The priest smiled. "I do," he said. "Although if I said half the things I really thought at my sermons, I'd probably be excommunicated by now. You know, sometimes I wonder to myself whether Hindus are happier than any devoted Catholic. The hope that comes with reincarnation—a next life—must be quite something. Their concept of hell is very different from our eternal damnation, isn't it? The idea that life itself has the potential to be hell."

He grinned. "But we—or I, rather—unfortunately are theologically stuck with the one earthly life we get. Make it good, Severus. Some people need God to guide them. Others just do what's right because it's right, not because they think God is watching."

"I wish my father did," Snape said softly.

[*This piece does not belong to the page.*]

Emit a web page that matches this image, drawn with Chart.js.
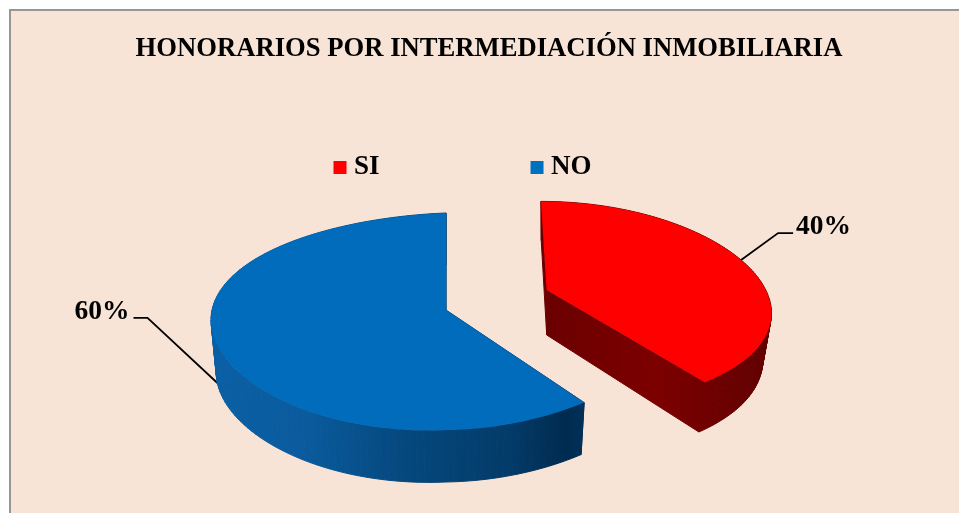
<!DOCTYPE html>
<html>
<head>
<meta charset="utf-8">
<title>Honorarios por intermediación inmobiliaria</title>
<script src="https://cdn.jsdelivr.net/npm/chart.js@4"></script>
<style>
    html, body { margin: 0; height: 100%; background: #fff; overflow: hidden; }
    #panel {
        position: absolute; left: 9px; top: 9px; width: 960px; height: 510px;
        border-top: 2px solid #969696; border-left: 2px solid #969696;
        background: #F8E4D6;
    }
</style>
</head>
<body>
<div id="panel"><canvas id="pie" width="956" height="502"></canvas></div>
<script>
const chartTitle = 'HONORARIOS POR INTERMEDIACIÓN INMOBILIARIA';
const categories = ['SI', 'NO'];
const percentages = [40, 60];
const sliceColors = ['#FF0000', '#0070C0'];

const SERIF = '"Liberation Serif", "Times New Roman", serif';
const LEGEND_PADDING = 157;
const LEGEND_X = 328.5;   // left edge of the first legend box, canvas px
const LEGEND_Y = 143;

// How each slice is tilted and pulled out of the pie, relative to the arc Chart.js laid out
const sliceViews = [
    {
        dx: 57.7, dy: -4, rx: 1.095, ry: 0.505, kx: 0.2, ky: 0.14, shear: 5.7, tiltY: 0,
        shrink: 0.962, depth: 45, depthGrow: 6, leaderDepth: 0,
        topColor: '#FF0000',
        side: [[0, '#6a0000'], [0.5, '#7c0000'], [1, '#600000']],
        elbow: [37, -27], leaderEnd: [52, -27], labelAt: [55, -33]
    },
    {
        dx: -43, dy: 16, rx: 1.175, ry: 0.5365, kx: 0, ky: 0.106, shear: 0, tiltY: -10,
        shrink: 0.978, depth: 52, depthGrow: 0, leaderDepth: 34,
        topColor: '#006CBB',
        side: [[0, '#0a5fa4'], [0.25, '#0a5b9e'], [0.5, '#05497f'], [0.8, '#033b69'], [0.95, '#002b50'], [1, '#003059']],
        elbow: [-75, -70], leaderEnd: [-89, -70], labelAt: [-93, -76]
    }
];

// Maps an angle of the arc onto the tilted top face of its slice
function topPoint(arc, view, angle) {
    const u = Math.cos(angle);
    const v = Math.sin(angle);
    return {
        x: arc.x + view.dx + view.rx * arc.outerRadius * u / (1 - view.kx * v) + view.shear * v,
        y: arc.y + view.dy + view.ry * arc.outerRadius * v / (1 - view.ky * v) + view.tiltY * (u < 0 ? u : u * 0.4)
    };
}

// Same point on the bottom face, slightly narrower because it is further away
function bottomPoint(arc, view, angle) {
    const p = topPoint(arc, view, angle);
    const vanishX = arc.x + view.dx;
    return {
        x: vanishX + (p.x - vanishX) * view.shrink,
        y: p.y + view.depth + view.depthGrow * Math.sin(angle)
    };
}

function outline(arc, view, pointAt) {
    const pts = [pointAt === topPoint
        ? { x: arc.x + view.dx, y: arc.y + view.dy }
        : { x: arc.x + view.dx, y: arc.y + view.dy + view.depth }];
    const steps = 120;
    for (let i = 0; i <= steps; i++) {
        pts.push(pointAt(arc, view, arc.startAngle + (arc.endAngle - arc.startAngle) * i / steps));
    }
    return pts;
}

function drawSlice(ctx, arc, view) {
    const top = outline(arc, view, topPoint);
    const bottom = outline(arc, view, bottomPoint);

    // side walls first, the top face goes over them
    const xs = top.concat(bottom).map(p => p.x);
    const gradient = ctx.createLinearGradient(Math.min(...xs), 0, Math.max(...xs), 0);
    view.side.forEach(stop => gradient.addColorStop(stop[0], stop[1]));
    ctx.fillStyle = gradient;
    ctx.strokeStyle = gradient;
    ctx.lineWidth = 1;
    for (let i = 0; i < top.length; i++) {
        const j = (i + 1) % top.length;
        ctx.beginPath();
        ctx.moveTo(top[i].x, top[i].y);
        ctx.lineTo(top[j].x, top[j].y);
        ctx.lineTo(bottom[j].x, bottom[j].y);
        ctx.lineTo(bottom[i].x, bottom[i].y);
        ctx.closePath();
        ctx.fill();
        ctx.stroke();
    }

    ctx.beginPath();
    top.forEach((p, i) => i ? ctx.lineTo(p.x, p.y) : ctx.moveTo(p.x, p.y));
    ctx.closePath();
    ctx.fillStyle = view.topColor;
    ctx.fill();
}

function drawLabel(ctx, arc, view, value) {
    const mid = (arc.startAngle + arc.endAngle) / 2;
    const from = topPoint(arc, view, mid);
    from.y += view.leaderDepth;
    ctx.beginPath();
    ctx.moveTo(from.x, from.y);
    ctx.lineTo(from.x + view.elbow[0], from.y + view.elbow[1]);
    ctx.lineTo(from.x + view.leaderEnd[0], from.y + view.leaderEnd[1]);
    ctx.strokeStyle = '#000';
    ctx.lineWidth = 1.8;
    ctx.stroke();

    ctx.fillStyle = '#000';
    ctx.font = 'bold 27.5px ' + SERIF;
    ctx.textBaseline = 'middle';
    ctx.textAlign = view.labelAt[0] < 0 ? 'right' : 'left';
    ctx.fillText(value + '%', from.x + view.labelAt[0], from.y + view.labelAt[1]);
}

const pie3d = {
    id: 'pie3d',
    afterLayout(chart) {
        // legend sits lower than the title block and off-centre
        const legend = chart.legend;
        legend.left = LEGEND_X - LEGEND_PADDING;
        legend.right = chart.width;
        legend.top = LEGEND_Y - LEGEND_PADDING;
        legend.bottom = LEGEND_Y + 40;
    },
    beforeDatasetDraw(chart, args) {
        const ctx = chart.ctx;
        const arcs = args.meta.data;
        ctx.save();
        // leader lines go underneath so they stop at the slice edge
        arcs.forEach((arc, i) => drawLabel(ctx, arc, sliceViews[i], percentages[i]));
        arcs.forEach((arc, i) => drawSlice(ctx, arc, sliceViews[i]));
        ctx.restore();
        return false;
    }
};

new Chart(document.getElementById('pie'), {
    type: 'pie',
    data: {
        labels: categories,
        datasets: [{
            data: percentages,
            backgroundColor: sliceColors,
            borderWidth: 0,
            radius: 200
        }]
    },
    options: {
        responsive: false,
        animation: false,
        plugins: {
            tooltip: { enabled: false },
            title: {
                display: true,
                text: chartTitle,
                color: '#000',
                font: { family: SERIF, size: 26.65, weight: 'bold' },
                padding: { top: 22, bottom: 0 }
            },
            legend: {
                position: 'top',
                align: 'start',
                maxHeight: 10,
                labels: {
                    usePointStyle: true,
                    pointStyle: 'rect',
                    boxWidth: 1,
                    boxHeight: 13,
                    padding: LEGEND_PADDING,
                    color: '#000',
                    font: { family: SERIF, size: 27, weight: 'bold' }
                }
            }
        }
    },
    plugins: [pie3d]
});
</script>
</body>
</html>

"He probably knew, deep down, that he had problems religion couldn't fix," Father Nevin said. "But he didn't do anything about it. Religion can be healthy in doses. Adjustable, prescribed doses. Not everyone needs the same medicine. He was waging a war with God, and with himself. And I'm sorry you had to be caught in the crossfire."

Words can cut deep. To the bone, even. But although it's quicker to hurt than to heal, words can do that too. Slowly. Tenuously, but carefully.

"Thank you, Father."

"I told you. Chris."

Snape hesitated. "Thank you... Chris."

Perhaps he was right. The deep-seated anger Tobias held for so much of his life was directed just as much toward God as it was toward his family. And despite that anger, he could never quite let go of his faith, as superficial as it was.

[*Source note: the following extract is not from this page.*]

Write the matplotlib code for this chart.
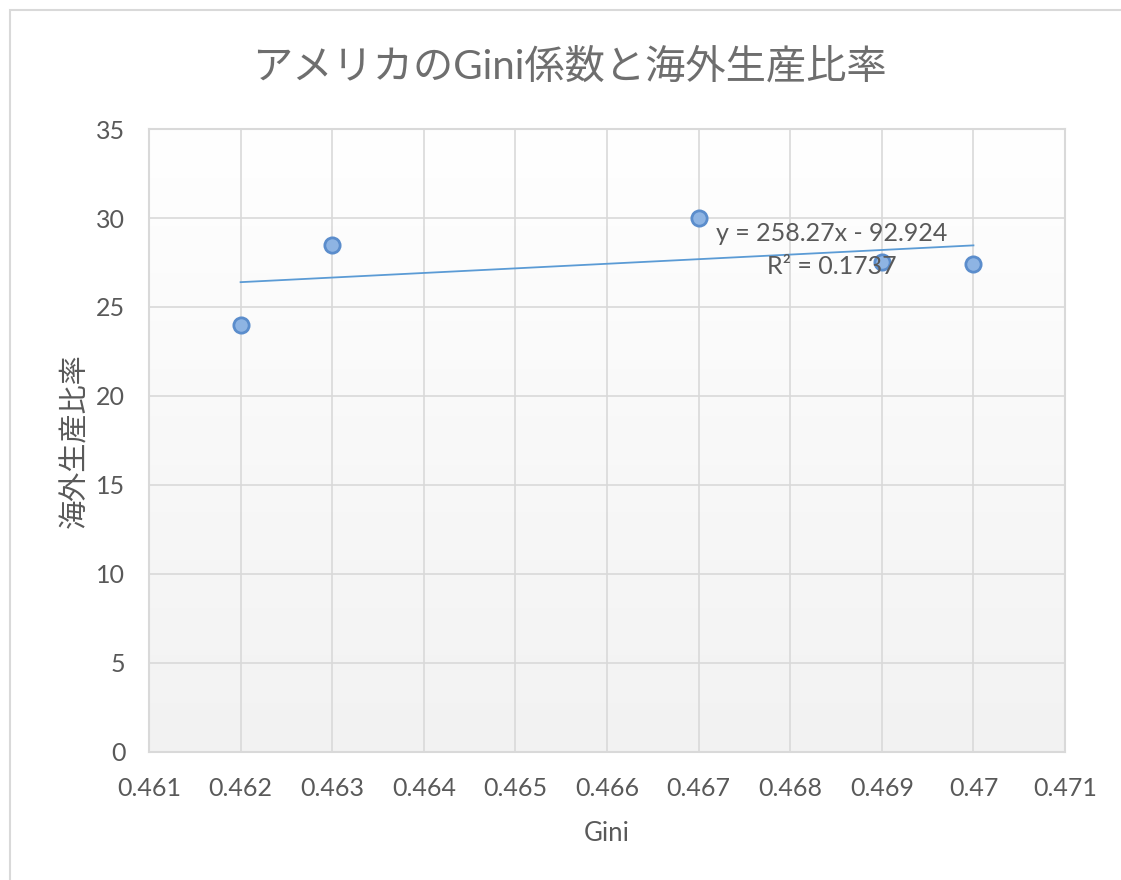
import numpy as np
import matplotlib.pyplot as plt
from matplotlib.patches import Rectangle
from matplotlib.colors import LinearSegmentedColormap

plt.rcParams['font.family'] = ['Lato', 'Noto Sans CJK JP', 'DejaVu Sans']

# Gini coefficient vs. overseas production ratio (USA)
gini = [0.462, 0.463, 0.467, 0.469, 0.470]
overseas_ratio = [24.0, 28.5, 30.0, 27.5, 27.4]

title = "アメリカのGini係数と海外生産比率"
xlabel = "Gini"
ylabel = "海外生産比率"

TEXT = "#595959"
GRID = "#d9d9d9"


def main():
    fig = plt.figure(figsize=(11.21, 8.8), dpi=100)
    ax = fig.add_axes([0.1329, 0.1455, 0.8172, 0.7079])

    # chart frame (top and left edge visible)
    fig.patches.append(Rectangle((10 / 1121, -0.1), 1.2, 1 - 10 / 880 + 0.1,
                                 transform=fig.transFigure, fill=False,
                                 edgecolor="#d9d9d9", linewidth=1.5, zorder=0))

    # soft vertical gradient in the plot area
    grad = np.linspace(0, 1, 256).reshape(-1, 1)
    ax.imshow(grad, extent=[0, 1, 0, 1], transform=ax.transAxes, aspect="auto",
              cmap=LinearSegmentedColormap.from_list("bg", ["#f2f2f2", "#ffffff"]),
              origin="lower", zorder=0)

    x = np.array(gini)
    y = np.array(overseas_ratio)
    slope, intercept = np.polyfit(x, y, 1)
    r2 = np.corrcoef(x, y)[0, 1] ** 2

    ax.plot([x.min(), x.max()], slope * np.array([x.min(), x.max()]) + intercept,
            color="#5b9bd5", linewidth=1.3, zorder=3)
    ax.plot(x, y, linestyle="none", marker="o", markersize=11,
            markerfacecolor="#8eb4e3", markeredgecolor="#5b8dcc",
            markeredgewidth=2, zorder=4)

    sign = "-" if intercept < 0 else "+"
    ax.text(0.46845, 29.15, "y = {:.2f}x {} {:.3f}".format(slope, sign, abs(intercept)),
            ha="center", va="center", fontsize=18, color=TEXT, zorder=5)
    ax.text(0.46845, 27.3, "R² = {:.4f}".format(r2),
            ha="center", va="center", fontsize=18, color=TEXT, zorder=5)

    ax.set_xlim(0.461, 0.471)
    ax.set_ylim(0, 35)
    ax.set_xticks(np.arange(0.461, 0.4715, 0.001))
    ax.set_xticklabels(["0.461", "0.462", "0.463", "0.464", "0.465", "0.466",
                        "0.467", "0.468", "0.469", "0.47", "0.471"])
    ax.set_yticks(range(0, 36, 5))

    ax.grid(True, color=GRID, linewidth=1.2, zorder=1)
    ax.set_axisbelow(True)
    for s in ax.spines.values():
        s.set_color(GRID)
        s.set_linewidth(1.5)
    ax.tick_params(length=0, labelsize=18, colors=TEXT)
    ax.tick_params(axis="x", pad=18)
    ax.tick_params(axis="y", pad=17)

    ax.set_xlabel(xlabel, fontsize=18.5, color=TEXT, labelpad=15)
    ax.set_ylabel(ylabel, fontsize=21, color=TEXT, labelpad=6)
    fig.text(0.508, 1 - 67 / 880, title, ha="center", va="center",
             fontsize=29, color="#6e6e6e")

    fig.savefig("out.png", dpi=100, facecolor="white")


if __name__ == "__main__":
    main()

But Snape could, among other things. It was his choice to make. And what irony it was, that it was a priest who helped him to make it.

"Peace be with you," Chris said.

Snape smiled. "And also with you."


Blessed are those who mourn,
for they shall be comforted.

~Matthew 5:4~


a/n: i've always been a catholicism enthusiast (more in an academic sense than the religious sense) but man i don't think i've ever done this much research on a topic since the six-page research essay i wrote last year on music lmao, i also have an obsession with church music (i almost set this chapter to allegri's miserere... the vibe wasn't quite right but FUCK i love that song)

fun fact: i set a new personal record with the word count of this chapter, which is 7612 words. i wrote half of this in a feverish frenzy across several nights at 3 am, and the other half after i got the pfizer booster and was a bit loopy the entire day lol, so i hope the whole thing was coherent.

i've been planning this chapter and writing bits and pieces of ideas for almost two years now, and finally getting to write it was honestly immensely gratifying. i've never picked apart my words with so much scrutiny before, writing and rewriting sentences until they looked just right. i think my poor backspace button is suffering lol. seriously guys, thanks for reading my shit. the fact that people are about to read something i poured so much of my efforts into is kinda mindblowing.